River in Saskatchewan, Canada

Notukeu Creek is a river in the Canadian province of Saskatchewan. Notukeu means "battle" in the local Indigenous language. The river begins at Notukeu Lake north-east of Shaunavon and flows along the northern slopes of the Wood Mountain Hills east to the Wood River north-east of Gravelbourg. From source to mouth, the river drops about 200 m in elevation. Highway 13 and a shortline railway follow it for much of its length. Several communities, rural municipalities, bridges, two reservoirs, and a regional park are also along its course.

Notukeu Creek, being a tributary of the Wood River, is within a closed watershed. The Wood River flows north into Old Wives Lake, which has no outflow.

== River's course ==
Notukeu Creek begins at an elevation of almost 900 m above sea level in the Rural Municipality of Bone Creek No. 108 at Notukeu Lake about 14 km north-east of the town of Shaunavon. It flows out of the south-east corner of the lake where it is met by Grassy Creek.
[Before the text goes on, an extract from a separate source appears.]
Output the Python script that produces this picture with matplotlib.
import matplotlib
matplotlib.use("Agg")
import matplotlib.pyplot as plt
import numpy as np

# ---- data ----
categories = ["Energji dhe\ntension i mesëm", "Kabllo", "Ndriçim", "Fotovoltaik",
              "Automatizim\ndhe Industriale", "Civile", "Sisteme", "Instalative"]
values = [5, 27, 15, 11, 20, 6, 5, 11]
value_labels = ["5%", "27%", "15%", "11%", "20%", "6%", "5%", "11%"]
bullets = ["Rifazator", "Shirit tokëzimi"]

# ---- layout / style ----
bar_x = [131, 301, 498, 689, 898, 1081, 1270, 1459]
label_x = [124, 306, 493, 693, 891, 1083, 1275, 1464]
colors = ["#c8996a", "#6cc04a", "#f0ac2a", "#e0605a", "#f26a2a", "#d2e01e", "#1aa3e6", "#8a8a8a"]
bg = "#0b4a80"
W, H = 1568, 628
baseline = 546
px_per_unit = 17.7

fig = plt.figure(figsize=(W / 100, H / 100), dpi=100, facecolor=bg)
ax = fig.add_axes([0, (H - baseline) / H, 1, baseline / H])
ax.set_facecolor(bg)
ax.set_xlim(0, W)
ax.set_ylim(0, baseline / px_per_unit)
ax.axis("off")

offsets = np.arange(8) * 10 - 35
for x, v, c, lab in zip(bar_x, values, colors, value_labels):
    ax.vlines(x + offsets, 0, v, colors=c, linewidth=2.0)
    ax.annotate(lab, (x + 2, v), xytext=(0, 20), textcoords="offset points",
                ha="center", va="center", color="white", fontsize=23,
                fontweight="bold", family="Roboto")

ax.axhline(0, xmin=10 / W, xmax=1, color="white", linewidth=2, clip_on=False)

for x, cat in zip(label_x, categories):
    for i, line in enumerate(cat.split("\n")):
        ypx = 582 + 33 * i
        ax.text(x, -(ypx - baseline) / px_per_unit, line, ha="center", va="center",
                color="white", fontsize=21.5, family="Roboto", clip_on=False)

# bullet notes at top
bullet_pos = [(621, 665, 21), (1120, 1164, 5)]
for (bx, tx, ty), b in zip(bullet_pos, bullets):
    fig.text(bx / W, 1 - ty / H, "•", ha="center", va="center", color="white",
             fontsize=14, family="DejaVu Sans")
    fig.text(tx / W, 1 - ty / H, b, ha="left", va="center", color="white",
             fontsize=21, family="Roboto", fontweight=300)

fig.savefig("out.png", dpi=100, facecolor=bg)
From that confluence, the river heads east where it is followed closely by the Great Western Railway (formerly a Canadian Pacific Railway line) and Highway 13. About 6 km from its source, the river crosses Highway 13 and then approaches an abandoned six-arch bowstring bridge that was built in 1936. The bridge is about 90 m long, crosses over Notukeu Creek and the railway, and is part of the original routing of Highway 13.

Continuing east from the bridge, Notukeu Creek runs along the western side of Scotsguard then heads south-east where it flows into Admiral Reservoir (built in 1948). From the east end of the lake, it heads north-east to Crichton where it flows north around the village crossing Highway 13 twice. From Crichton, it continues east where it crosses Highway 4 south of Cadillac. Bull Creek meets Notukeu Creek south-east of Cadillac. A short distance east of that confluence, Notukeu Creek turns north where it once again crosses Highway 13 and then empties into Gouverneur Reservoir (built in 1951). At the northern end of the reservoir, the river exits at the dam and travels east to Ponteix. At Ponteix, it crosses Highway 628, runs along the north side of town, and passes through Notukeu Regional Park.

From Ponteix, Notukeu Creek meanders generally north-east towards Vanguard. South of Vanguard, it is met by Russell Creek, crosses Highway 609, and then heads east across Highways 43 and 19. In the RM of Gravelbourg No. 104 about 8 km east-southeast of Bateman and 3 km north of Coppen, the historic Coppen Bridge crosses the river. The bridge, designed for vehicle traffic and built in 1920 by the Dominion Bridge Company, is a single span Pratt through truss bridge that is 31.7 m long and 4.88 m wide. Continuing east from the bridge, Notukeu Creek crosses Highways 610 and 58 before meeting the Wood River about 8 km north-east of Gravelbourg.

Notukeu Creek passes through the rural municipalities of Bone Creek No. 108, Grassy Creek No. 78, Wise Creek No. 77, Auvergne No. 76, Whiska Creek No. 106, Glen Bain No. 105, and Gravelbourg No. 104.